Abdurrahman bin Auf membuktikan bahwa kaya secara materi tidak harus berakhir pada rakus dan tamak, bila hatinya kaya dan penuh syukur.
>“Tunjukkanlah kepadaku di mana pasar.” (HR. Bukhari)
Umar bin Khattab: Pemimpin Adil yang Sederhana
Umar bin Khattab, seorang khalifah yang memiliki kuasa penuh atas kekayaan negara, memilih hidup sederhana.
>“Cukuplah bagiku dua pakaian: satu untuk dipakai, satu untuk dicuci.”
Keadilan Umar tercermin dalam kebijakan distribusi baitul mal yang memastikan harta negara kembali untuk kepentingan rakyat.
Kemiskinan: Lebih dari Sekadar Kemalasan
Kemiskinan seringkali disalahpahami sebagai akibat dari kemalasan. Padahal, banyak keluarga miskin bekerja keras setiap hari, namun hasilnya tidak sebanding dengan tenaga yang dicurahkan. Faktor-faktor struktural, seperti kurangnya akses terhadap lahan, modal, teknologi, pendidikan, dan pasar, memainkan peran penting dalam persoalan kemiskinan.
Al-Qur’an pun mengingatkan kita agar tidak berlaku zalim dalam menakar dan menimbang.
>وَيْلٌ لِلْمُطَفِّفِينَ • الَّذِينَ إِذَا اكْتَالُوا عَلَى النَّاسِ يَسْتَوْفُونَ • وَإِذَا كَالُوهُمْ أَوْ وَزَنُوهُمْ يُخْسِرُونَ
>“Kecelakaan besarlah bagi orang-orang yang curang, (yaitu) orang-orang yang apabila menerima takaran dari orang lain, mereka minta dipenuhi.
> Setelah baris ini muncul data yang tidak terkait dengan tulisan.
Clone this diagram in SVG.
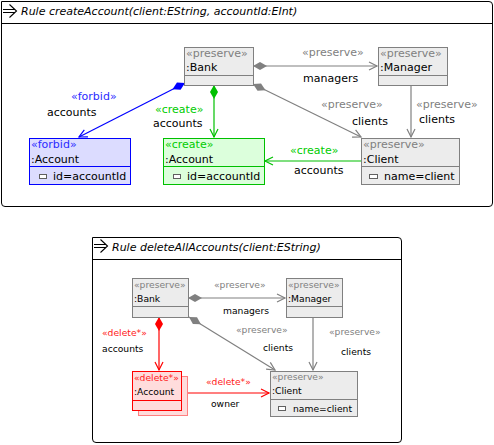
<svg xmlns="http://www.w3.org/2000/svg" width="494" height="445" viewBox="0 0 494 445">
<style>
text{font-family:"DejaVu Sans","Liberation Sans",sans-serif;font-size:11px;fill:#000}
.s{font-size:9.2px}
.title{font-style:italic}
.frame{fill:#fff;stroke:#000;stroke-width:1}
.n{fill:#ececec;stroke:#808080;stroke-width:1}
.nf{fill:#dcdcff;stroke:#0000ff}
.nc{fill:#dcffdc;stroke:#00c000}
.nd{fill:#ffdcdc;stroke:#ff0000}
.sh{fill:#ffdcdc;stroke:#ff8080}
.gp{fill:#808080}
.gb{fill:#2b2bff}
.gg{fill:#00cc00}
.gr{fill:#ff2020}
.icon{fill:#fff;stroke:#606060;stroke-width:1}
.e{fill:none;stroke-width:1.2}
.eg{stroke:#808080}
.eb{stroke:#0000ff}
.ec{stroke:#00c000}
.er{stroke:#ff0000}
</style>
<defs>
<marker id="ag" markerUnits="userSpaceOnUse" markerWidth="12" markerHeight="12" viewBox="-10 -6 12 12" refX="0" refY="0" orient="auto"><path d="M-8,-4 L0,0 L-8,4" fill="none" stroke="#808080" stroke-width="1.2"/></marker>
<marker id="ab" markerUnits="userSpaceOnUse" markerWidth="12" markerHeight="12" viewBox="-10 -6 12 12" refX="0" refY="0" orient="auto"><path d="M-8,-4 L0,0 L-8,4" fill="none" stroke="#0000ff" stroke-width="1.2"/></marker>
<marker id="ac" markerUnits="userSpaceOnUse" markerWidth="12" markerHeight="12" viewBox="-10 -6 12 12" refX="0" refY="0" orient="auto"><path d="M-8,-4 L0,0 L-8,4" fill="none" stroke="#00c000" stroke-width="1.2"/></marker>
<marker id="ar" markerUnits="userSpaceOnUse" markerWidth="12" markerHeight="12" viewBox="-10 -6 12 12" refX="0" refY="0" orient="auto"><path d="M-8,-4 L0,0 L-8,4" fill="none" stroke="#ff0000" stroke-width="1.2"/></marker>
<marker id="dg" markerUnits="userSpaceOnUse" markerWidth="16" markerHeight="10" viewBox="-1 -5 16 10" refX="0" refY="0" orient="auto"><path d="M0,0 L7,-4 L14,0 L7,4 Z" fill="#808080"/></marker>
<marker id="db" markerUnits="userSpaceOnUse" markerWidth="16" markerHeight="10" viewBox="-1 -5 16 10" refX="0" refY="0" orient="auto"><path d="M0,0 L7,-4 L14,0 L7,4 Z" fill="#0000ff"/></marker>
<marker id="dc" markerUnits="userSpaceOnUse" markerWidth="16" markerHeight="10" viewBox="-1 -5 16 10" refX="0" refY="0" orient="auto"><path d="M0,0 L7,-4 L14,0 L7,4 Z" fill="#00c000"/></marker>
<marker id="dr" markerUnits="userSpaceOnUse" markerWidth="16" markerHeight="10" viewBox="-1 -5 16 10" refX="0" refY="0" orient="auto"><path d="M0,0 L7,-4 L14,0 L7,4 Z" fill="#ff0000"/></marker>
</defs>

<!-- Frame 1 -->
<g id="rule-createAccount">
<path class="frame" d="M1.5,1.5 H489 Q492.5,1.5 492.5,5 V203 Q492.5,206.5 489,206.5 H5 Q1.5,206.5 1.5,203 Z"/>
<line x1="1.5" y1="23.5" x2="492.5" y2="23.5" stroke="#000"/>
<path d="M3,9.5 H15 M3,12.5 H15 M9.5,4.5 L16.5,11 L9.5,17.5" fill="none" stroke="#000" stroke-width="1.1"/>
<text class="title" x="21" y="15">Rule createAccount(client:EString, accountId:EInt)</text>
</g>

<!-- Frame 2 -->
<g id="rule-deleteAllAccounts">
<path class="frame" d="M92.5,237.5 H398 Q401.5,237.5 401.5,241 V439 Q401.5,442.5 398,442.5 H96 Q92.5,442.5 92.5,439 Z"/>
<line x1="92.5" y1="259.5" x2="401.5" y2="259.5" stroke="#000"/>
<path d="M94,244.5 H106 M94,247.5 H106 M100.5,239.5 L107.5,246 L100.5,252.5" fill="none" stroke="#000" stroke-width="1.1"/>
<text class="title" x="112" y="251">Rule deleteAllAccounts(client:EString)</text>
</g>

<!-- Connectors -->
<g id="connectors">
<path class="e eg" d="M253,66 H377" marker-start="url(#dg)" marker-end="url(#ag)"/>
<path class="e eg" d="M253,84 L361,137" marker-start="url(#dg)" marker-end="url(#ag)"/>
<path class="e eg" d="M411,85 V137" marker-end="url(#ag)"/>
<path class="e eb" d="M185,83 L79,137" marker-start="url(#db)" marker-end="url(#ab)"/>
<path class="e ec" d="M214,85 V137" marker-start="url(#dc)" marker-end="url(#ac)"/>
<path class="e ec" d="M361,161 H265" marker-end="url(#ac)"/>

<path class="e eg" d="M188,298 H285" marker-start="url(#dg)" marker-end="url(#ag)"/>
<path class="e eg" d="M189,317 L275,370" marker-start="url(#dg)" marker-end="url(#ag)"/>
<path class="e eg" d="M313,317 V370" marker-end="url(#ag)"/>
<path class="e er" d="M159,317 V370" marker-start="url(#dr)" marker-end="url(#ar)"/>
<path class="e er" d="M187,393 H269" marker-end="url(#ar)"/>

<text class="gp" x="302" y="56">«preserve»</text>
<text x="303" y="82">managers</text>
<text class="gp" x="321" y="108">«preserve»</text>
<text x="352" y="125">clients</text>
<text class="gp" x="416" y="108">«preserve»</text>
<text x="419" y="123">clients</text>
<text class="gb" x="71" y="100">«forbid»</text>
<text x="47" y="116">accounts</text>
<text class="gg" x="155" y="113">«create»</text>
<text x="153" y="127">accounts</text>
<text class="gg" x="290" y="154">«create»</text>
<text x="294" y="174">accounts</text>

<text class="s gp" x="214" y="288">«preserve»</text>
<text class="s" x="223" y="314">managers</text>
<text class="s gp" x="236" y="333">«preserve»</text>
<text class="s" x="263" y="351">clients</text>
<text class="s gp" x="329" y="335">«preserve»</text>
<text class="s" x="341" y="355">clients</text>
<text class="s gr" x="102" y="336">«delete*»</text>
<text class="s" x="102" y="352">accounts</text>
<text class="s gr" x="206" y="385">«delete*»</text>
<text class="s" x="211" y="407">owner</text>
</g>

<!-- Nodes top -->
<g id="bank1">
<rect class="n" x="184.5" y="47.5" width="69" height="38"/>
<line x1="184.5" y1="75.5" x2="253.5" y2="75.5" stroke="#808080"/>
<text class="gp" x="186" y="57">«preserve»</text>
<text x="186" y="71">:Bank</text>
</g>
<g id="manager1">
<rect class="n" x="378.5" y="47.5" width="69" height="38"/>
<line x1="378.5" y1="75.5" x2="447.5" y2="75.5" stroke="#808080"/>
<text class="gp" x="380" y="57">«preserve»</text>
<text x="380" y="71">:Manager</text>
</g>
<g id="account-forbid">
<rect class="n nf" x="29.5" y="138.5" width="101" height="46"/>
<line x1="29.5" y1="166.5" x2="130.5" y2="166.5" stroke="#0000ff"/>
<text class="gb" x="31" y="148">«forbid»</text>
<text x="31" y="163">:Account</text>
<rect class="icon" x="39.5" y="174.5" width="7" height="4"/>
<text x="53" y="180">id=accountId</text>
</g>
<g id="account-create">
<rect class="n nc" x="163.5" y="138.5" width="101" height="46"/>
<line x1="163.5" y1="166.5" x2="264.5" y2="166.5" stroke="#00c000"/>
<text class="gg" x="165" y="148">«create»</text>
<text x="165" y="163">:Account</text>
<rect class="icon" x="173.5" y="174.5" width="7" height="4"/>
<text x="187" y="180">id=accountId</text>
</g>
<g id="client1">
<rect class="n" x="361.5" y="138.5" width="98" height="46"/>
<line x1="361.5" y1="166.5" x2="459.5" y2="166.5" stroke="#808080"/>
<text class="gp" x="363" y="148">«preserve»</text>
<text x="363" y="163">:Client</text>
<rect class="icon" x="369.5" y="174.5" width="8" height="4"/>
<text x="384" y="180">name=client</text>
</g>

<!-- Nodes bottom -->
<g id="bank2">
<rect class="n" x="132.5" y="278.5" width="56" height="39"/>
<line x1="132.5" y1="306.5" x2="188.5" y2="306.5" stroke="#808080"/>
<text class="s gp" x="134" y="288">«preserve»</text>
<text class="s" x="134" y="302">:Bank</text>
</g>
<g id="manager2">
<rect class="n" x="286.5" y="278.5" width="56" height="39"/>
<line x1="286.5" y1="306.5" x2="342.5" y2="306.5" stroke="#808080"/>
<text class="s gp" x="288" y="288">«preserve»</text>
<text class="s" x="288" y="302">:Manager</text>
</g>
<g id="account-delete">
<rect class="sh" x="138.5" y="376.5" width="49" height="39"/>
<rect class="n nd" x="132.5" y="371.5" width="49" height="39"/>
<line x1="132.5" y1="400.5" x2="181.5" y2="400.5" stroke="#ff0000"/>
<text class="s gr" x="134" y="381">«delete*»</text>
<text class="s" x="134" y="395">:Account</text>
</g>
<g id="client2">
<rect class="n" x="270.5" y="371.5" width="87" height="45"/>
<line x1="270.5" y1="399.5" x2="357.5" y2="399.5" stroke="#808080"/>
<text class="s gp" x="272" y="380">«preserve»</text>
<text class="s" x="272" y="394">:Client</text>
<rect class="icon" x="278.5" y="406.5" width="7" height="4"/>
<text class="s" x="293" y="412">name=client</text>
</g>
</svg>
Tetapi apabila mereka menakar atau menimbang untuk orang lain, mereka mengurangi.” (QS. Al-Muthaffifin: 1–3)
Kemiskinan Mental: Bahaya yang Mengintai
Kemiskinan tidak hanya terbatas pada aspek materi, tetapi juga mencakup kemiskinan mental. Ciri-ciri mental miskin antara lain merasa selalu kurang, lebih suka meminta daripada memberi, dan rakus terhadap fasilitas publik. Kemiskinan mental pada orang yang berkuasa dapat berdampak lebih berbahaya.
>لَيْسَ الْغِنَى عَنْ كَثْرَةِ الْعَرَضِ، وَلَكِنَّ الْغِنَى غِنَى النَّفْسِ
>“Kekayaan itu bukan karena banyaknya harta benda, tetapi kekayaan adalah kekayaan jiwa.” (HR. Bukhari no. 6446, Muslim no. 1051)
Solusi Mengatasi Kemiskinan: Struktural dan Mental
Solusi mengatasi kemiskinan harus berjalan di dua jalur:
1. Membenahi struktur sosial-ekonomi agar kerja keras dihargai secara adil.
2. Menumbuhkan mentalitas kaya, yaitu sikap hidup yang mandiri, berintegritas, dan suka berbagi.
>وَابْتَغِ فِيمَا آتَاكَ اللَّهُ الدَّارَ الْآخِرَةَ وَلَا تَنسَ نَصِيبَكَ مِنَ الدُّنْيَا وَأَحْسِن كَمَا أَحْسَنَ اللَّهُ إِلَيْكَ وَلَا تَبْغِ الْفَسَادَ فِي الْأَرْضِ
>“Carilah pada apa yang telah dianugerahkan Allah kepadamu (kebahagiaan) negeri akhirat, dan janganlah kamu melupakan bagianmu dari dunia. Berbuat baiklah sebagaimana Allah telah berbuat baik kepadamu, dan janganlah kamu berbuat kerusakan di bumi.” (QS. Al-Qashash: 77)
>كَيْ لَا يَكُوْنَ دُوْلَةً ۢ بَيْنَ الْاَغْنِيَاۤءِ مِنْكُمْۗ
>“Supaya harta itu jangan hanya beredar di antara orang-orang kaya saja di antara kamu.” (QS. Al-Hasyr: 7)
Selain itu, ada jalan tengah yaitu jika kemiskinan sudah menjadi pilihan hidup. Ini pilihan yang sulit, tetapi sudah ada contoh yang menyempurnakannya. Tinggal kemauan dan kemampuan setiap jiwa untuk memilih dan menjalaninya. Tentu dengan versi yang berbeda. Ada yang menyebutnya hidup sederhana. Ada yang menyebutnya miskin tapi bahagia. Ada juga yang senang meminjam istilah cukup.